How to Run a Useful At-Home Test

Set the monitor to its highest refresh rate in the operating system and make sure the game is actually using it, because high refresh is not always enabled by default. Then disable in-game motion blur so you are judging the display, not a cinematic effect layered on top.

Gamer adjusting monitor display settings (brightness, contrast) for optimal visual experience, reducing motion blur.

Next, test three passes in the same scene. Run your normal settings first. Then lower settings enough to raise FPS in a meaningful way. Then try a blur-reduction or strobing mode if your monitor offers one. In-game motion blur settings and display-side blur controls are different tools for different jobs, and this comparison makes that obvious quickly. If your accuracy, comfort, or confidence improves when FPS rises or strobing engages, you have measured a real gameplay effect.
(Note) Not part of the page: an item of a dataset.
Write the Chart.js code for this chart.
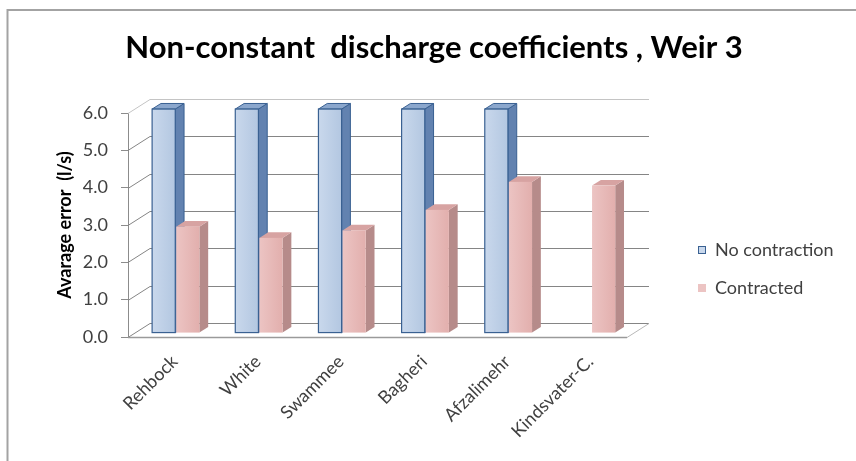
<!DOCTYPE html>
<html>
<head>
<meta charset="utf-8">
<script src="https://cdn.jsdelivr.net/npm/chart.js@4.4.1/dist/chart.umd.min.js"></script>
<style>
  html, body { margin: 0; padding: 0; background: #ffffff; }
  #wrap { width: 856px; height: 461px; position: relative; }
</style>
</head>
<body>
<div id="wrap"><canvas id="chart" width="856" height="461"></canvas></div>
<script>
// Weirs / formulas compared
const categories = ['Rehbock', 'White', 'Swammee', 'Bagheri', 'Afzalimehr', 'Kindsvater-C.'];
// Average error (l/s) for each discharge-coefficient formula
const noContraction = [6.0, 6.0, 6.0, 6.0, 6.0, null];
const contracted = [2.85, 2.55, 2.75, 3.3, 4.05, 3.95];
// Value axis
const yMin = 0;
const yMax = 6;
const yStep = 1;

const FONT = 'Lato, "Open Sans", sans-serif';

// Perspective of the pseudo-3D box: back wall offset from the front plane
const DEPTH_X = 22, DEPTH_Y = -14;
const BAR_FRONT = 0.28;   // bars sit this far into the box
const BAR_DEPTH = 0.40;   // and are this deep

const faceStyles = [
  { front: ['#c9d8ec', '#b3c7e1'], side: '#6282b0', top: '#8ba7cd', edge: '#3a6192' },
  { front: ['#ecc4c3', '#e2afad'], side: '#b68b8a', top: '#d7a3a2', edge: null }
];

const box3d = {
  id: 'box3d',
  beforeDatasetsDraw(chart) {
    const { ctx, chartArea: a, scales } = chart;
    const ys = scales.y;
    ctx.save();
    ctx.lineWidth = 1;
    // side-wall and back-wall gridlines
    ys.ticks.forEach(t => {
      const py = Math.round(ys.getPixelForValue(t.value)) + 0.5;
      ctx.strokeStyle = t.value === yMax ? '#c4c4c4' : '#858585';
      ctx.beginPath();
      ctx.moveTo(a.left, py);
      ctx.lineTo(a.left + DEPTH_X, py + DEPTH_Y);
      ctx.lineTo(a.right + DEPTH_X, py + DEPTH_Y);
      ctx.stroke();
    });
    // floor: front edge and right edge
    const fb = Math.round(ys.getPixelForValue(yMin)) + 0.5;
    ctx.strokeStyle = '#9a9a9a';
    ctx.lineWidth = 1.5;
    ctx.beginPath();
    ctx.moveTo(a.left, fb);
    ctx.lineTo(a.right, fb);
    ctx.stroke();
    ctx.strokeStyle = '#b8b8b8';
    ctx.lineWidth = 1;
    ctx.beginPath();
    ctx.moveTo(a.right, fb);
    ctx.lineTo(a.right + DEPTH_X, fb + DEPTH_Y);
    ctx.stroke();
    ctx.restore();
  },
  beforeDatasetDraw() {
    return false;
  },
  afterDatasetsDraw(chart) {
    const ctx = chart.ctx;
    const fx = BAR_FRONT * DEPTH_X, fy = BAR_FRONT * DEPTH_Y;
    const dx = BAR_DEPTH * DEPTH_X, dy = BAR_DEPTH * DEPTH_Y;
    ctx.save();
    chart.data.datasets.forEach((ds, di) => {
      const st = faceStyles[di];
      chart.getDatasetMeta(di).data.forEach((bar, i) => {
        if (ds.data[i] == null) return;
        const p = bar.getProps(['x', 'y', 'base', 'width'], true);
        const l = p.x - p.width / 2 + fx, r = p.x + p.width / 2 + fx;
        const t = p.y + fy, b = p.base + fy;
        // side face
        ctx.fillStyle = st.side;
        ctx.beginPath();
        ctx.moveTo(r, t); ctx.lineTo(r + dx, t + dy); ctx.lineTo(r + dx, b + dy); ctx.lineTo(r, b);
        ctx.closePath(); ctx.fill();
        if (st.edge) { ctx.strokeStyle = st.edge; ctx.lineWidth = 1; ctx.stroke(); }
        // top face
        ctx.fillStyle = st.top;
        ctx.beginPath();
        ctx.moveTo(l, t); ctx.lineTo(l + dx, t + dy); ctx.lineTo(r + dx, t + dy); ctx.lineTo(r, t);
        ctx.closePath(); ctx.fill();
        if (st.edge) { ctx.stroke(); }
        // front face
        const g = ctx.createLinearGradient(l, 0, r, 0);
        g.addColorStop(0, st.front[0]);
        g.addColorStop(1, st.front[1]);
        ctx.fillStyle = g;
        ctx.fillRect(l, t, r - l, b - t);
        if (st.edge) {
          ctx.strokeStyle = st.edge;
          ctx.lineWidth = 1.2;
          ctx.strokeRect(l, t, r - l, b - t);
        }
      });
    });
    ctx.restore();
  },
  afterDraw(chart) {
    const ctx = chart.ctx;
    ctx.save();
    // chart title
    ctx.fillStyle = '#000000';
    ctx.font = 'bold 31px ' + FONT;
    ctx.textAlign = 'center';
    ctx.textBaseline = 'middle';
    ctx.fillText('Non-constant  discharge coefficients , Weir 3', 434, 48);
    // legend
    ctx.font = '18px ' + FONT;
    ctx.textAlign = 'left';
    chart.data.datasets.forEach((ds, di) => {
      const st = faceStyles[di];
      const cy = 250 + di * 38;
      ctx.fillStyle = st.front[0];
      ctx.fillRect(698, cy - 4, 8, 8);
      if (st.edge) {
        ctx.strokeStyle = st.edge;
        ctx.lineWidth = 1;
        ctx.strokeRect(698.5, cy - 3.5, 7, 7);
      }
      ctx.fillStyle = '#404040';
      ctx.fillText(ds.label, 715, cy);
    });
    // outer frame
    ctx.strokeStyle = '#a3a3a3';
    ctx.lineWidth = 2;
    ctx.beginPath();
    ctx.moveTo(7.5, 461);
    ctx.lineTo(7.5, 10);
    ctx.lineTo(856, 10);
    ctx.stroke();
    ctx.restore();
  }
};

new Chart(document.getElementById('chart'), {
  type: 'bar',
  data: {
    labels: categories,
    datasets: [
      { label: 'No contraction', data: noContraction, backgroundColor: '#b9cde5', borderColor: '#3a6192' },
      { label: 'Contracted', data: contracted, backgroundColor: '#e6b9b8' }
    ]
  },
  options: {
    responsive: false,
    devicePixelRatio: 1,
    animation: false,
    categoryPercentage: 0.58,
    barPercentage: 0.96,
    layout: { padding: { left: 50, right: 229, top: 113, bottom: 0 } },
    plugins: {
      legend: { display: false },
      title: { display: false },
      tooltip: { enabled: false }
    },
    scales: {
      x: {
        type: 'category',
        offset: true,
        grid: { display: false },
        border: { display: false },
        ticks: {
          autoSkip: false,
          minRotation: 45,
          maxRotation: 45,
          padding: 6,
          labelOffset: 5,
          color: '#404040',
          font: { family: FONT, size: 18 }
        },
        afterFit(scale) { scale.height = 124; }
      },
      y: {
        min: yMin,
        max: yMax,
        ticks: {
          stepSize: yStep,
          padding: 13,
          color: '#404040',
          font: { family: FONT, size: 18 },
          callback: v => Number(v).toFixed(1)
        },
        grid: { drawOnChartArea: false, drawTicks: true, tickLength: 7, color: '#8c8c8c' },
        border: { display: true, color: '#8c8c8c' },
        title: {
          display: true,
          text: 'Avarage error  (l/s)',
          color: '#000000',
          font: { family: FONT, size: 18, weight: 'bold' },
          padding: { top: 4, bottom: 4 }
        },
        afterFit(scale) { scale.width = 78; }
      }
    }
  },
  plugins: [box3d]
});
</script>
</body>
</html>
Finally, tune overdrive carefully. Medium or fast overdrive is usually the safest place to start. If you see bright halos, dark coronas, or strange outlines ahead of moving objects, step it back.

When the Upgrade Is Worth It

If you mainly play competitive shooters, battle royale, racing, or sports titles, 240 Hz-and-up displays can deliver a real control and clarity advantage when your PC can sustain the frame rate. If you mostly play story-driven games around 60 to 100 FPS, you may still see improvement from better response behavior and a move to 120 Hz or 144 Hz, but the gains from ultra-fast OLED-class specs become harder to justify.

For mixed use, the smarter buy is often not the most extreme panel but the most balanced one. Recent monitor buying guidance and independent business-display testing reinforce a broader truth: the right display is the one that fits your workload, connection needs, and real usage pattern, not just the one with the flashiest single metric.

Sharper motion changes how confident a game feels. If moving targets stay readable, your crosshair stays honest, and fast camera pans stop turning into guesswork, sample-and-hold blur is under control and your display is finally working at the pace you play.